In Niger, only 15 percent of adult women are literate, and less than one-third of girls enrol in primary school.
Compromise with religious leaders needed
There are also economic reasons behind early marriages, Boureima noted. “There is the chance that the girl will go to a better home or just that the marriage will be celebrated with a good party and food,” he said.
University of Wisconsin’s Kang noted in her report that it is not just men who will have to be convinced of the need for change.
“I was… surprised to learn that there were some women who opposed the Family Code and publicly demonstrated against it, and the legal experts with whom I spoke emphasised that I study this,” she noted.
DCI’s Djibrilla – like all the officials IRIN spoke with – insisted nonetheless that reaching a compromise with religious officials is the most important part of ending the practice. “We have advocated that religious officials can perform marriage ceremonies between adults and children, but that people should not consummate the marriage until the child reaches puberty,” he said.
“The real problem is that at the national level the government is afraid to take certain measures,” he added.
Hadjo’s story does at least have a somewhat happy ending. She underwent two operations for the fistula and spent 12 months at a recovery centre in Niamey, and is ready to go home again.
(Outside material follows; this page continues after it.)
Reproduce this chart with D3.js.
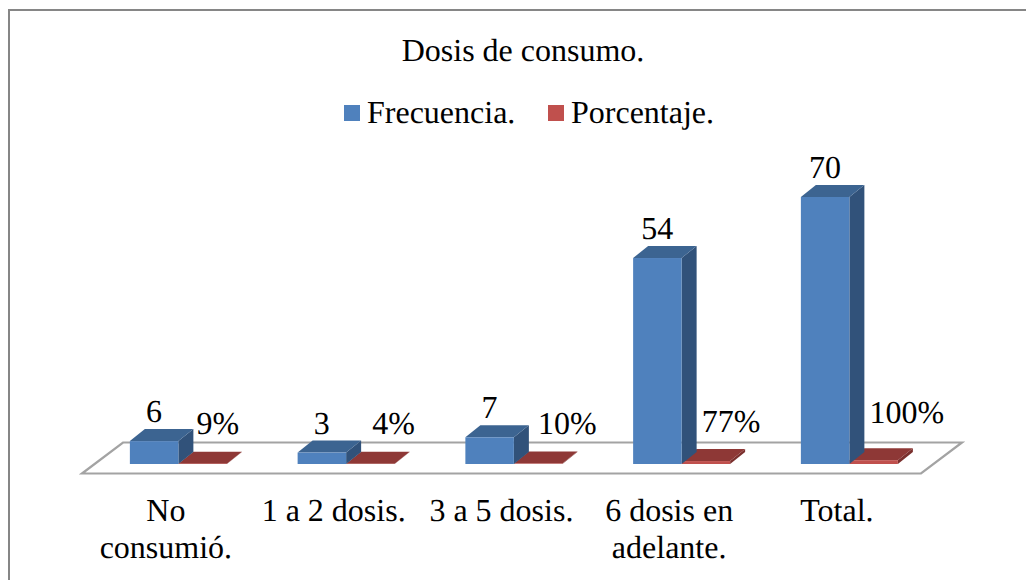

Hadjo’s husband abandoned her. Her father, a peasant farmer, insists that even if he were still around she would not be going back to him.
“No more husband,” the father insisted. “I was ignorant before but now I know what we did was very wrong.”
However, she will not be able to have any more children, a grave condition in a country where women’s fertility is prized. Unlikely to be able to remarry and without having completed her education, her future might yet turn out to be just as difficult as her past.